### Stated task
Starting from the top of the material, restate each line exactly until the line that contains "const xTicks = [0, 20, 40, 60, 80, 100];", which is also copied. Pictures are excluded.
++++ Information shown ++++
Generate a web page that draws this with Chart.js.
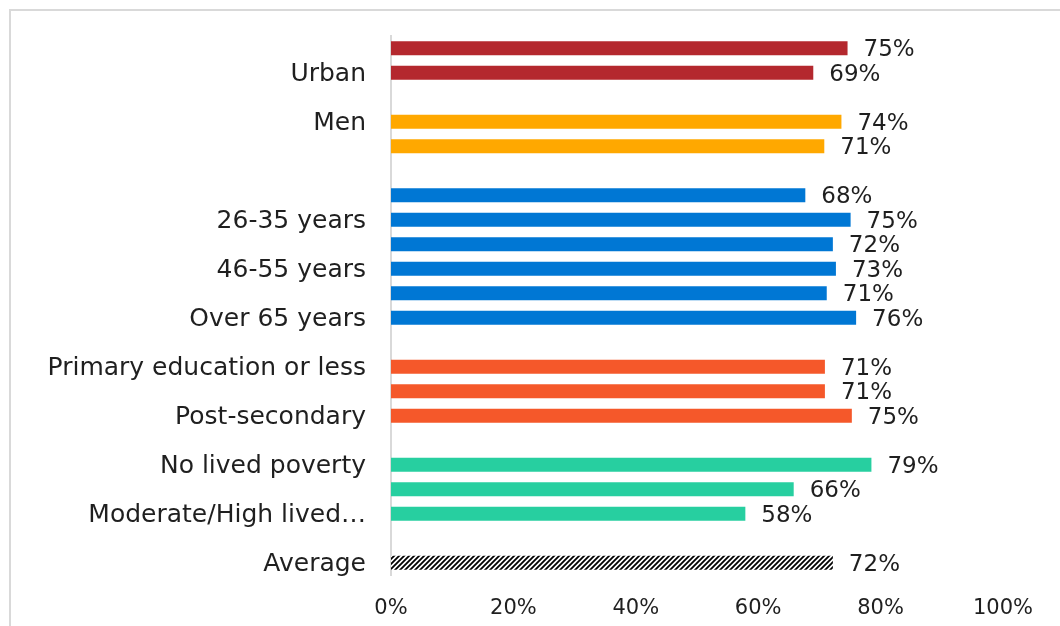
<!DOCTYPE html>
<html>
<head>
<meta charset="utf-8">
<script src="https://cdn.jsdelivr.net/npm/chart.js@4"></script>
<style>
  html, body { margin: 0; padding: 0; background: #ffffff; overflow: hidden; }
  #wrap { position: relative; width: 1060px; height: 626px; }
</style>
</head>
<body>
<div id="wrap"><canvas id="c" width="1060" height="626"></canvas></div>
<script>
// ---- Data ----
const categories = ["Rural", "Urban", "", "Men", "Women", "",
  "18-25 years", "26-35 years", "36-45 years", "46-55 years", "56-65 years", "Over 65 years", "",
  "Primary education or less", "Secondary", "Post-secondary", "",
  "No lived poverty", "Low lived poverty", "Moderate/High lived poverty", "",
  "Average"];
const tickLabels = ["", "Urban", "", "Men", "", "",
  "", "26-35 years", "", "46-55 years", "", "Over 65 years", "",
  "Primary education or less", "", "Post-secondary", "",
  "No lived poverty", "", "Moderate/High lived\u2026", "",
  "Average"];
const values = [74.6, 69.0, null, 73.6, 70.8, null,
  67.7, 75.1, 72.2, 72.7, 71.2, 76.0, null,
  70.9, 70.9, 75.3, null,
  78.5, 65.8, 57.9, null,
  72.2];
const groups = ["loc", "loc", "", "sex", "sex", "",
  "age", "age", "age", "age", "age", "age", "",
  "edu", "edu", "edu", "",
  "pov", "pov", "pov", "",
  "avg"];
const xTicks = [0, 20, 40, 60, 80, 100];

// ---- Styles ----
const groupColors = { loc: "#B4282E", sex: "#FFA800", age: "#0077D4", edu: "#F5582A", pov: "#27CFA0" };
function hatch() {
  const s = 5;
  const p = document.createElement("canvas");
  p.width = s; p.height = s;
  const g = p.getContext("2d");
  g.fillStyle = "#ffffff"; g.fillRect(0, 0, s, s);
  g.strokeStyle = "#000000"; g.lineWidth = 1.8;
  g.beginPath();
  g.moveTo(-1, s + 1); g.lineTo(s + 1, -1);
  g.moveTo(-1, 1); g.lineTo(1, -1);
  g.moveTo(s - 1, s + 1); g.lineTo(s + 1, s - 1);
  g.stroke();
  return document.getElementById("c").getContext("2d").createPattern(p, "repeat");
}
const pattern = hatch();
const bg = groups.map(g => g === "avg" ? pattern : (groupColors[g] || "#000"));

const FONT = "'DejaVu Sans', sans-serif";
const TEXT = "#1f1f1f";

const frame = {
  id: "frame",
  beforeDraw(chart) {
    const ctx = chart.ctx;
    ctx.save();
    ctx.strokeStyle = "#D9D9D9";
    ctx.lineWidth = 2;
    ctx.strokeRect(10, 10, 1100, 700);
    ctx.restore();
  }
};
const dataLabels = {
  id: "dataLabels",
  afterDatasetsDraw(chart) {
    const ctx = chart.ctx;
    const meta = chart.getDatasetMeta(0);
    ctx.save();
    ctx.font = "23px " + FONT;
    ctx.fillStyle = TEXT;
    ctx.textAlign = "left";
    ctx.textBaseline = "middle";
    meta.data.forEach((el, i) => {
      const v = values[i];
      if (v === null || v === undefined) return;
      ctx.fillText(Math.round(v) + "%", el.x + 16, el.y + 2);
    });
    ctx.restore();
  }
};

new Chart(document.getElementById("c"), {
  type: "bar",
  data: {
    labels: categories,
    datasets: [{
      data: values,
      backgroundColor: bg,
      borderWidth: 0,
      barPercentage: 0.57,
      categoryPercentage: 1.0
    }]
  },
  options: {
    indexAxis: "y",
    responsive: false,
    animation: false,
    layout: { padding: { left: 0, right: 57, top: 36, bottom: 0 } },
    plugins: { legend: { display: false }, tooltip: { enabled: false } },
    scales: {
      y: {
        grid: { display: false, drawTicks: false },
        border: { display: true, color: "#D9D9D9", width: 2 },
        ticks: {
          autoSkip: false,
          padding: 25,
          labelOffset: 2,
          color: TEXT,
          font: { family: FONT, size: 25, lineHeight: 0.5 },
          callback: (v, i) => tickLabels[i]
        },
        afterFit(scale) { scale.width = 391; }
      },
      x: {
        min: 0, max: 100,
        afterBuildTicks(scale) { scale.ticks = xTicks.map(v => ({ value: v })); },
        grid: { display: false, drawTicks: false },
        border: { display: false },
        ticks: {
          padding: 21,
          color: TEXT,
          font: { family: FONT, size: 21 },
          callback: v => v + "%"
        },
        afterFit(scale) { scale.height = 51; }
      }
    }
  },
  plugins: [frame, dataLabels]
});
</script>
</body>
</html>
++++
### Exercise answer
Generate a web page that draws this with Chart.js.
<!DOCTYPE html>
<html>
<head>
<meta charset="utf-8">
<script src="https://cdn.jsdelivr.net/npm/chart.js@4"></script>
<style>
  html, body { margin: 0; padding: 0; background: #ffffff; overflow: hidden; }
  #wrap { position: relative; width: 1060px; height: 626px; }
</style>
</head>
<body>
<div id="wrap"><canvas id="c" width="1060" height="626"></canvas></div>
<script>
// ---- Data ----
const categories = ["Rural", "Urban", "", "Men", "Women", "",
  "18-25 years", "26-35 years", "36-45 years", "46-55 years", "56-65 years", "Over 65 years", "",
  "Primary education or less", "Secondary", "Post-secondary", "",
  "No lived poverty", "Low lived poverty", "Moderate/High lived poverty", "",
  "Average"];
const tickLabels = ["", "Urban", "", "Men", "", "",
  "", "26-35 years", "", "46-55 years", "", "Over 65 years", "",
  "Primary education or less", "", "Post-secondary", "",
  "No lived poverty", "", "Moderate/High lived\u2026", "",
  "Average"];
const values = [74.6, 69.0, null, 73.6, 70.8, null,
  67.7, 75.1, 72.2, 72.7, 71.2, 76.0, null,
  70.9, 70.9, 75.3, null,
  78.5, 65.8, 57.9, null,
  72.2];
const groups = ["loc", "loc", "", "sex", "sex", "",
  "age", "age", "age", "age", "age", "age", "",
  "edu", "edu", "edu", "",
  "pov", "pov", "pov", "",
  "avg"];
const xTicks = [0, 20, 40, 60, 80, 100];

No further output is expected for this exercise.